Eli is judged. The third window is when the boy Samuel is a bit older and is sleeping in the temple when he hears a voice calling “Samuel”. He thinks it is Eli and runs through to him. Eli thinks the boy is dreaming and tells him to go back to bed. He knew God speaks from the book or the pulpit, not through thoughts. This happens again with the same result. “If you hear that voice for a third time” Eli tells the boy, say “Speak, Lord, for your servant is listening”. Samuel hears that still small voice again and replies as Eli has told him but misses out the word “Lord”. The voice then gives little Samuel a message that God would judge Eli because he knew his sons were bad and he did nothing about it. Eli was ready to castigate others, but not his own sons. The outcome would be a disaster. Still Eli did nothing about them. Ordinary people hearing voices should not concern the conscience of a high priest. The final disaster came about 510 years later, the people transported and the city demolished.

The results. The fourth window comes when the Philistines, a belligerent neighbouring nation, attacked Israel and won the first battle. The Israeli army decided to fetch the sacred Ark from Eli’s keeping and hoped that it would bring them fortune, like a good luck talisman. Eli approved a popular symbol over faith.

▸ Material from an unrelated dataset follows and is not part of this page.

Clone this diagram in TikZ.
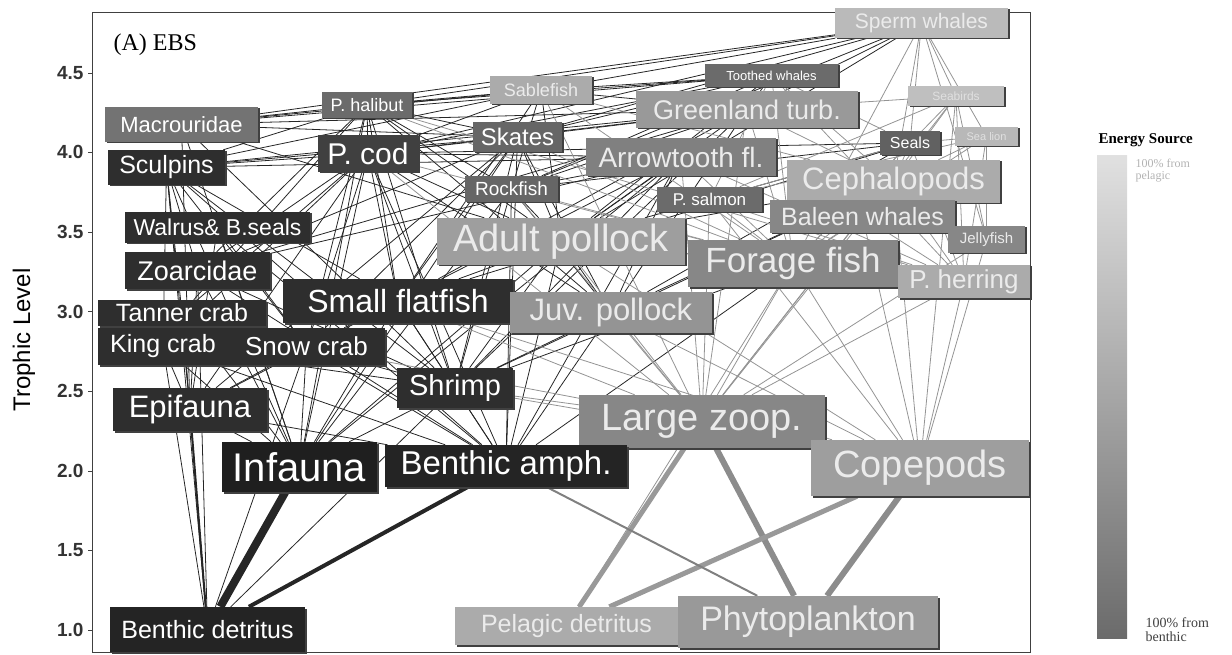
\documentclass[tikz,border=0pt]{standalone}
\usepackage{fontspec}
\usepackage{tikz}
\usetikzlibrary{shadows}
\newfontfamily\sansf{Liberation Sans}
\newfontfamily\serff{Liberation Serif}
\newcommand\fsz[1]{\fontsize{#1}{#1}\selectfont}
\pgfdeclarelayer{bg}
\pgfsetlayers{bg,main}
\tikzset{
  grp/.style n args={3}{rectangle, inner sep=0pt, text=white, fill=black!#1,
    minimum width=#2, minimum height=#3,
    drop shadow={shadow xshift=1.5pt, shadow yshift=-1.5pt, fill=black!75, opacity=1}},
  blink/.style={draw=black!85, line width=0.8pt},
  plink/.style={draw=black!42, line width=0.8pt},
  tick/.style={font=\sansf\bfseries\fsz{19}, anchor=east, text=black!80}
}

\begin{document}
\begin{tikzpicture}[x=1pt, y=-1pt]
\useasboundingbox (0,0) rectangle (1232,655);

% frame and axis
\draw[black!75, line width=0.8pt] (92,12) rectangle (1030,652);
\foreach \v/\yy in {1.0/630, 1.5/550.4, 2.0/470.8, 2.5/391.2, 3.0/311.6, 3.5/232, 4.0/152.4, 4.5/72.8}
  {\draw[black!75] (88,\yy) -- (92,\yy);
   \node[tick] at (87,\yy) {\v};}
\node[font=\sansf\fsz{24}, rotate=90] at (24,340) {Trophic Level};
\node[font=\serff\fsz{24}, anchor=west] at (110,45) {(A) EBS};

% groups, top to bottom
\node[grp={27}{173}{30}, font=\sansf\fsz{21}, text=black!8] (sperm)        at (921.5,23)  {Sperm whales};
\node[grp={58}{133}{23}, font=\sansf\fsz{13}]               (toothed)      at (771.5,75.5){Toothed whales};
\node[grp={33}{102}{28}, font=\sansf\fsz{18}, text=black!8] (sablefish)    at (541,90)    {Sablefish};
\node[grp={58}{90}{26},  font=\sansf\fsz{18}]               (phalibut)     at (367,105)   {P. halibut};
\node[grp={55}{153}{35}, font=\sansf\fsz{22}]               (macro)        at (181.5,124.5){Macrouridae};
\node[grp={40}{222}{37}, font=\sansf\fsz{27}, text=black!8] (greenland)    at (747,109.5) {Greenland turb.};
\node[grp={25}{96}{20},  font=\sansf\fsz{12}, text=black!12](seabirds)     at (956,96)    {Seabirds};
\node[grp={60}{89}{30},  font=\sansf\fsz{24}]               (skates)       at (517.5,137) {Skates};
\node[grp={75}{100}{37}, font=\sansf\fsz{30}]               (pcod)         at (368,153.5) {P. cod};
\node[grp={82}{117}{35}, font=\sansf\fsz{25}]               (sculpins)     at (166.5,167.5){Sculpins};
\node[grp={50}{190}{38}, font=\sansf\fsz{28}, text=black!8] (arrowtooth)   at (681,157)   {Arrowtooth fl.};
\node[grp={62}{60}{24},  font=\sansf\fsz{16}]               (seals)        at (910,143)   {Seals};
\node[grp={28}{63}{19},  font=\sansf\fsz{11}, text=black!12](sealion)      at (986.5,136.5){Sea lion};
\node[grp={33}{213}{43}, font=\sansf\fsz{31}, text=black!8] (cephalopods)  at (893.5,181.5){Cephalopods};
\node[grp={60}{93}{26},  font=\sansf\fsz{19}]               (rockfish)     at (511.5,189) {Rockfish};
\node[grp={58}{105}{25}, font=\sansf\fsz{17}]               (psalmon)      at (709.5,199.5){P. salmon};
\node[grp={47}{185}{33}, font=\sansf\fsz{25}, text=black!8] (baleen)       at (862.5,216.5){Baleen whales};
\node[grp={82}{185}{31}, font=\sansf\fsz{23}]               (walrus)       at (217.5,227.5){Walrus\& B.seals};
\node[grp={38}{248}{47}, font=\sansf\fsz{38}, text=black!8] (adultpollock) at (561,241.5) {Adult pollock};
\node[grp={47}{77}{27},  font=\sansf\fsz{15}, text=black!8] (jellyfish)    at (986.5,239.5){Jellyfish};
\node[grp={47}{210}{47}, font=\sansf\fsz{35}, text=black!8] (forage)       at (793,263.5) {Forage fish};
\node[grp={82}{145}{37}, font=\sansf\fsz{27}]               (zoarcidae)    at (197.5,270.5){Zoarcidae};
\node[grp={33}{132}{33}, font=\sansf\fsz{26}, text=black!8] (pherring)     at (964,281.5) {P. herring};
\node[grp={82}{230}{44}, font=\sansf\fsz{32}]               (smallflat)    at (398,301)   {Small flatfish};
\node[grp={82}{168}{26}, font=\sansf\fsz{25}]               (tanner)       at (182,313)   {Tanner crab};
\node[grp={42}{202}{41}, font=\sansf\fsz{31}, text=black!8] (juvpollock)   at (611,312.5) {Juv. pollock};
\node[grp={82}{130}{37}, font=\sansf\fsz{25}]               (kingcrab)     at (163,346.5) {King crab};
\node[grp={82}{157}{37}, font=\sansf\fsz{26}]               (snowcrab)     at (306.5,346.5){Snow crab};
\node[grp={82}{116}{40}, font=\sansf\fsz{29}]               (shrimp)       at (455,388)   {Shrimp};
\node[grp={82}{154}{43}, font=\sansf\fsz{31}]               (epifauna)     at (190,409.5) {Epifauna};
\node[grp={47}{246}{53}, font=\sansf\fsz{38}, text=black!8] (largezoop)    at (702,421.5) {Large zoop.};
\node[grp={88}{155}{50}, font=\sansf\fsz{40}]               (infauna)      at (299.5,467) {Infauna};
\node[grp={86}{242}{42}, font=\sansf\fsz{33}]               (benthicamph)  at (506,466)   {Benthic amph.};
\node[grp={38}{218}{56}, font=\sansf\fsz{38}, text=black!8] (copepods)     at (920,468)   {Copepods};
\node[grp={86}{195}{45}, font=\sansf\fsz{25}]               (benthicdet)   at (207.5,629.5){Benthic detritus};
\node[grp={33}{223}{38}, font=\sansf\fsz{25}, text=black!8] (pelagicdet)   at (566.5,626) {Pelagic detritus};
\node[grp={40}{260}{52}, font=\sansf\fsz{34}, text=black!8] (phyto)        at (808,622)   {Phytoplankton};

% feeding links, behind the boxes
\begin{pgfonlayer}{bg}
\foreach \a/\b in {infauna/sculpins, infauna/walrus, infauna/zoarcidae, infauna/tanner, infauna/kingcrab,
    infauna/snowcrab, infauna/smallflat, infauna/pcod, infauna/macro, infauna/skates, infauna/epifauna,
    infauna/shrimp, infauna/adultpollock, infauna/phalibut, infauna/arrowtooth, infauna/rockfish,
    epifauna/sculpins, epifauna/walrus, epifauna/zoarcidae, epifauna/tanner, epifauna/kingcrab,
    epifauna/snowcrab, epifauna/smallflat, epifauna/pcod, epifauna/skates, epifauna/macro,
    benthicamph/smallflat, benthicamph/shrimp, benthicamph/juvpollock, benthicamph/pcod,
    benthicamph/sculpins, benthicamph/zoarcidae, benthicamph/walrus, benthicamph/kingcrab,
    benthicamph/snowcrab, benthicamph/adultpollock, benthicamph/forage, benthicamph/skates,
    benthicamph/arrowtooth, benthicamph/rockfish, benthicamph/epifauna,
    shrimp/smallflat, shrimp/pcod, shrimp/adultpollock, shrimp/juvpollock, shrimp/sculpins,
    shrimp/zoarcidae, shrimp/arrowtooth, shrimp/greenland, shrimp/skates, shrimp/phalibut,
    shrimp/rockfish, shrimp/macro, shrimp/cephalopods, shrimp/forage, shrimp/tanner, shrimp/kingcrab,
    snowcrab/pcod, snowcrab/phalibut, snowcrab/sculpins, snowcrab/skates, snowcrab/smallflat, snowcrab/walrus,
    kingcrab/pcod, kingcrab/sculpins, tanner/pcod, tanner/phalibut, tanner/sculpins,
    smallflat/pcod, smallflat/phalibut, smallflat/skates, smallflat/arrowtooth, smallflat/greenland,
    smallflat/sablefish, smallflat/seals, smallflat/adultpollock, smallflat/sculpins,
    zoarcidae/pcod, zoarcidae/phalibut, zoarcidae/skates, zoarcidae/sculpins, zoarcidae/arrowtooth, zoarcidae/greenland,
    sculpins/pcod, sculpins/phalibut, sculpins/skates, sculpins/sablefish, sculpins/greenland, sculpins/arrowtooth,
    pcod/phalibut, pcod/skates, pcod/sablefish, pcod/greenland, pcod/seals, pcod/toothed, pcod/sperm, pcod/arrowtooth,
    macro/sperm, macro/greenland, macro/sablefish, macro/skates, macro/phalibut, macro/toothed,
    skates/sperm, skates/greenland, skates/toothed, skates/phalibut,
    rockfish/sperm, rockfish/toothed, rockfish/phalibut, rockfish/sablefish, rockfish/greenland,
    rockfish/arrowtooth, rockfish/seals,
    sablefish/sperm, sablefish/toothed, sablefish/greenland, sablefish/phalibut,
    phalibut/sperm, phalibut/toothed, greenland/sperm, greenland/toothed,
    adultpollock/pcod, adultpollock/phalibut, adultpollock/skates, adultpollock/sablefish,
    adultpollock/greenland, adultpollock/arrowtooth, adultpollock/seals, adultpollock/sperm,
    adultpollock/toothed, adultpollock/cephalopods, adultpollock/macro, adultpollock/rockfish,
    juvpollock/adultpollock, juvpollock/pcod, juvpollock/arrowtooth, juvpollock/greenland,
    juvpollock/phalibut, juvpollock/seals, juvpollock/cephalopods, juvpollock/skates, juvpollock/rockfish,
    benthicdet/epifauna, benthicdet/tanner, benthicdet/sculpins, benthicdet/snowcrab,
    benthicdet/shrimp, benthicdet/kingcrab, benthicdet/zoarcidae}
  \draw[blink] (\a) -- (\b);
\foreach \a/\b in {copepods/forage, copepods/pherring, copepods/jellyfish, copepods/baleen,
    copepods/juvpollock, copepods/largezoop, copepods/cephalopods, copepods/psalmon, copepods/seabirds,
    copepods/adultpollock, copepods/smallflat, copepods/shrimp,
    largezoop/forage, largezoop/juvpollock, largezoop/adultpollock, largezoop/pherring, largezoop/baleen,
    largezoop/jellyfish, largezoop/cephalopods, largezoop/psalmon, largezoop/rockfish, largezoop/shrimp,
    largezoop/smallflat, largezoop/arrowtooth, largezoop/greenland, largezoop/pcod, largezoop/seabirds,
    largezoop/benthicamph, largezoop/sablefish, largezoop/snowcrab,
    forage/adultpollock, forage/arrowtooth, forage/greenland, forage/cephalopods, forage/seals,
    forage/sealion, forage/seabirds, forage/baleen, forage/psalmon, forage/pcod, forage/phalibut,
    forage/sablefish, forage/toothed, forage/sperm, forage/rockfish, forage/skates,
    pherring/seals, pherring/sealion, pherring/seabirds, pherring/cephalopods, pherring/baleen,
    pherring/adultpollock, pherring/arrowtooth, pherring/phalibut, pherring/toothed, pherring/psalmon,
    jellyfish/seabirds, jellyfish/sealion, jellyfish/sperm,
    cephalopods/sperm, cephalopods/toothed, cephalopods/seals, cephalopods/sealion, cephalopods/seabirds,
    cephalopods/greenland, cephalopods/sablefish,
    seals/sperm, seals/toothed, sealion/sperm, seabirds/sperm, psalmon/seals, psalmon/sealion,
    psalmon/toothed, psalmon/seabirds, seals/sealion, seabirds/greenland, pelagicdet/forage}
  \draw[plink] (\a) -- (\b);
% heavy flows at the base
\draw[blink, line width=8pt] (benthicdet) -- (infauna);
\draw[blink, line width=4pt] (benthicdet) -- (benthicamph);
\draw[blink, line width=2pt] (benthicdet) -- (epifauna);
\draw[plink, draw=black!45, line width=6pt] (phyto) -- (copepods);
\draw[plink, draw=black!45, line width=6pt] (phyto) -- (largezoop);
\draw[plink, draw=black!40, line width=5pt] (pelagicdet) -- (copepods);
\draw[plink, draw=black!40, line width=5pt] (pelagicdet) -- (largezoop);
\draw[plink, draw=black!50, line width=2pt] (phyto) -- (benthicamph);
\end{pgfonlayer}

% legend
\node[font=\serff\bfseries\fsz{15}, anchor=west] (esrc) at (1095,140) {Energy Source};
\shade[top color=black!12, bottom color=black!58] (1097,156) rectangle (1127,638);
\node[font=\serff\fsz{12}, text=black!30, anchor=north west, align=left] (pel) at (1132,156) {100\% from\\pelagic};
\node[font=\serff\fsz{14}, text=black!75, anchor=south west, align=left] (ben) at (1142,645) {100\% from\\benthic};
\end{tikzpicture}
\end{document}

This Ark was a gold plated box containing the tablets that Moses inscribed with the ten commandments and was so holy that it must not be handled. It had rings at the corners so poles could be threaded through for transport. Eli’s two sons carried the poles. The remnant of the Israel army was thrilled with the Ark and the Philistines were frightened. In the subsequent battle the Ark relic was captured and Eli’s two sons were killed. When this news reached Eli sitting waiting at the roadside, he fell off his chair, broke his neck and died. A fatal result. The Philistines took the ark and put it in their temple in front of the statue of their god Dagon. Next morning Dagon was flat of the floor. They stood it up, but it went down again and again. Next came a plague of rats in the Philistine country followed by a lethal epidemic. That caused such a panic that they sent the ark back to Israel. Here too there were problems until they treated the ark with due respect. They had misread or forgotten God’s instructions.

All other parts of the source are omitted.